A Conversation with Ben Goldstein

Exploring the Creative Odyssey from Broadway to Storybook Adventures and the Future of Education

Photo: Ben Goldstein, the maestro of imagination, reflects on a career that spans Broadway, Sesame Street, and the enchanting pages of children’s literature. His words weave tales that transcend generations, inspiring a shared journey through the realms of creativity.

Ben Goldstein has written, produced, and directed plays, songs, films, and books for children of all ages for Columbia Records, Sesame Street, Scholastic, and many others. His works have appeared on and off Broadway, on television stations throughout the world, and at the Museum of Modern Art.  He is the author of the middle-grade novella, “The Adventures of the World Patrol Kids,” and “The World Patrol Kids’ comic /activity books” He is also the author and illustrator of  “Looice in the Stargarden.” And co-author and illustrator of the books “Looice,” and “Been Dere?” His most recent books are “Rosa and Mee: An Inner-City Cinderella Story,” ‘The Adventures of the World Patrol Kids,” and “The World Patrol Kids Environmental Activity Book.”

Who are your favourite writers? Are there any who aren’t as widely known as they should be, whom you’d recommend in particular?

William Saroyan. His work is not widely read today. Particularly, The Human Comedy.

Other favorite writers are Fyodor Dostoevsky,  Jack London, Doctor Seuss, William Barrie, A.A. Milne, Lewis Carroll, Sophocles, and Homer.

Modern writers include: Jerry Seinfeld, Michael Connelly, James Patterson, and Amor Towles.

What books and authors have impacted your writing career?

Dr. Seuss, Lewis Carroll. A.A. Milne, Jack London, Fyodor Dostoevsky, William Saroyan.

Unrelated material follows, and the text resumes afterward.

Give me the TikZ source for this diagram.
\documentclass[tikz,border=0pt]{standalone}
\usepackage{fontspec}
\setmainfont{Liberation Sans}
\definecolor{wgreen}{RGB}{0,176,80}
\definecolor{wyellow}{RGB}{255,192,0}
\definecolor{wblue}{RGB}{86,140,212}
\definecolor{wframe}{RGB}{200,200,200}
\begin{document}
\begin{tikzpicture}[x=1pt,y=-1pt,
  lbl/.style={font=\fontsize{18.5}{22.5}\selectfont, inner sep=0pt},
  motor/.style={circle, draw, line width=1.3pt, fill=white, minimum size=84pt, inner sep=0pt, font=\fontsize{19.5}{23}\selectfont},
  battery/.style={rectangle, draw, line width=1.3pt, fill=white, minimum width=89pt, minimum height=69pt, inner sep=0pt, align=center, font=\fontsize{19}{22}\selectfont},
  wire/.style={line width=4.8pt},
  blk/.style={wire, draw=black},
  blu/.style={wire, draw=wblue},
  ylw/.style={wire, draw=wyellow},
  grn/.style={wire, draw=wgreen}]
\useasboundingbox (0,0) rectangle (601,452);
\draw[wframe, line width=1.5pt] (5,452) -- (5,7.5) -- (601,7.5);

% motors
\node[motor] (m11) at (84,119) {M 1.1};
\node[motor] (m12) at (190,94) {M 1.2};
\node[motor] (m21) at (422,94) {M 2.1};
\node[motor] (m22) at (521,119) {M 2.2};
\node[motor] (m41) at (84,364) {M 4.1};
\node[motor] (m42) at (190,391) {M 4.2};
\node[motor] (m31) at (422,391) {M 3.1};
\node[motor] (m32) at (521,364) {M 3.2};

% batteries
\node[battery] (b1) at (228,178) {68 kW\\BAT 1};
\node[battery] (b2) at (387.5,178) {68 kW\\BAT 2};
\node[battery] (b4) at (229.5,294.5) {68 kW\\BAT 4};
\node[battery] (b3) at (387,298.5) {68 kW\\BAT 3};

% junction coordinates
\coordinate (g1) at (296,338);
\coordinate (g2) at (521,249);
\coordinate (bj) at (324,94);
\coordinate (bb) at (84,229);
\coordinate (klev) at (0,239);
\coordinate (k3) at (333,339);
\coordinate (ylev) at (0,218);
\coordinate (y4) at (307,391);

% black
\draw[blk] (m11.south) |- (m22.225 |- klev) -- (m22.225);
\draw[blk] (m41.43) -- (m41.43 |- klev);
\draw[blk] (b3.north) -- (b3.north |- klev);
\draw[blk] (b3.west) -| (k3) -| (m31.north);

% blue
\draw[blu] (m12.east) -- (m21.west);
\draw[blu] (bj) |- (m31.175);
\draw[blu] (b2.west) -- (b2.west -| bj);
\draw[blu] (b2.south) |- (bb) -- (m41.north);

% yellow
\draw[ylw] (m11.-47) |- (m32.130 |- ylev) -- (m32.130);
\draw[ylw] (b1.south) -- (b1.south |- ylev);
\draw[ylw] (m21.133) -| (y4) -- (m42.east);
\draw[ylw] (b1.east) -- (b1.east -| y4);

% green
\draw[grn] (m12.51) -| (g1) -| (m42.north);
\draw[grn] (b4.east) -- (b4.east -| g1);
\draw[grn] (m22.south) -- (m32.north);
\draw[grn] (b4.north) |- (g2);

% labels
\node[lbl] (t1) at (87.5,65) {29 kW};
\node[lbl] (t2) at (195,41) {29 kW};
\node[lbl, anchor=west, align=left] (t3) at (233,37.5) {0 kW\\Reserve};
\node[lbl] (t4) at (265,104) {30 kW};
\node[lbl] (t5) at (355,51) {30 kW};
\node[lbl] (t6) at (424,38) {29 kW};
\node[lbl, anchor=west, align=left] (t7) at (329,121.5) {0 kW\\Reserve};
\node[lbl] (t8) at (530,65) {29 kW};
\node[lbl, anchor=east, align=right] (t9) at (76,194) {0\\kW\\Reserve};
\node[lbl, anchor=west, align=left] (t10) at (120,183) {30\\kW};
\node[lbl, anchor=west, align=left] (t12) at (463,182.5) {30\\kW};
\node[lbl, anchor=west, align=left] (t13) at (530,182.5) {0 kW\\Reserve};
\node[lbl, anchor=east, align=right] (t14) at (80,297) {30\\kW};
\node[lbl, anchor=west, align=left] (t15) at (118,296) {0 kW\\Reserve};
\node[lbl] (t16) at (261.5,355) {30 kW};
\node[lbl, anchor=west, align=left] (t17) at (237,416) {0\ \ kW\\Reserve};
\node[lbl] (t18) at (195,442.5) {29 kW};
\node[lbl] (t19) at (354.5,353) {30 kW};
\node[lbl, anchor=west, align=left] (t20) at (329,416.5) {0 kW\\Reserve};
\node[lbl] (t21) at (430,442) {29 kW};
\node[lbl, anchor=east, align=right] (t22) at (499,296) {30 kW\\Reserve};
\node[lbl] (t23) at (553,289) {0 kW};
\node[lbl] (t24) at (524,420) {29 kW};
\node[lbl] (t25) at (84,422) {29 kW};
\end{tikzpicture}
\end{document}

I was a great fan of Dr. Seuss as a child. I went to the library often and always inquired when the next Dr. Seuss book would be available. The magical aspect of Alice in Wonderland made a big impression. I enjoyed the possibilities of creating whole new worlds. I did not read Winnie-the-Pooh till my late teens. The beautiful simplicity of the writing reminded me of Emily Dickinson’s poetry. The touching heartfelt stories of William Saroyan spoke deeply to me about the human condition and the commonality of emotion. Fyodor Dostoevsky’s plumbing of the depths of personality opened up deeper more adult characters. Jack London’s style and sense of adventure added new dimensions to my sense of timing, plotting, and character.

What kind of reader were you as a child? 

My sister and I went to the library every Saturday from the time I was old enough to see above the librarian’s desk. We would read as many books as we were allowed to take out at a time.

How did you get started writing for children?

I wrote and illustrated my first children’s book and record entitled “Looice” for Columbia Records Children’s Division in 1969, with my collaborator Phillip Namanworth. I managed to get a meeting to pitch the project by promising a Vice President at Columbia Records, that if he didn’t think I had a hit within one minute he could throw me out of his office with no questions asked.

You also worked for Sesame Street?

After my first children’s book people started treating me as an educational expert. I received a Master’s degree in Education and was trained as a kindergarten teacher. After teaching for a couple of years and getting a Master’s degree in film from NYU, I started making films and began writing, producing, and directing songs and films for Sesame Street.

What do you think AI will mean to education?

I think AI will make meaningful educational advancement possible for many children within the next decade. The advent of the personal assistant which is alluded to in my book “Rosa and Mee: An Inner City Cinderella Story with an AI Twist”, anticipates some of these changes to the educational process. I worked as an elementary school computer teacher for ten years and have watched the evolution of computing in our school system since 1973.

What drives your writing? 

I believe the world faces an environmental existential crisis. I also believe we will solve this problem but not without cost. My goal is to help educate the next generation. My series the “World Patrol Kids Comic/Activity Books” and my novella “The Adventures of the World Patrol Kids” are meant to inspire and empower children to learn about their environment and take action to improve it.

You write for both children and adults. Which do you prefer?

I  enjoy writing for all ages. Most of my work for adults consists of plays, musicals, and films. My novella “Rosa and Mee” is written for adults as well as young adults and middle-graders. I think adults will also get a kick out of my picture books “Looice,” “Been Dere?” and “Looice in the Stargarden,” which speak to the child in all of us.

What’s the last great book you read?

Peter the Great by Robert K. Massie. This historic Pulitzer Prize-winning biography reads like a movie and uncovers the roots of today’s Russian invasion of Ukraine.

What books are you planning to read next?

 The Coming Wave, Resurrection Walk, Samuel 1 and Samuel II.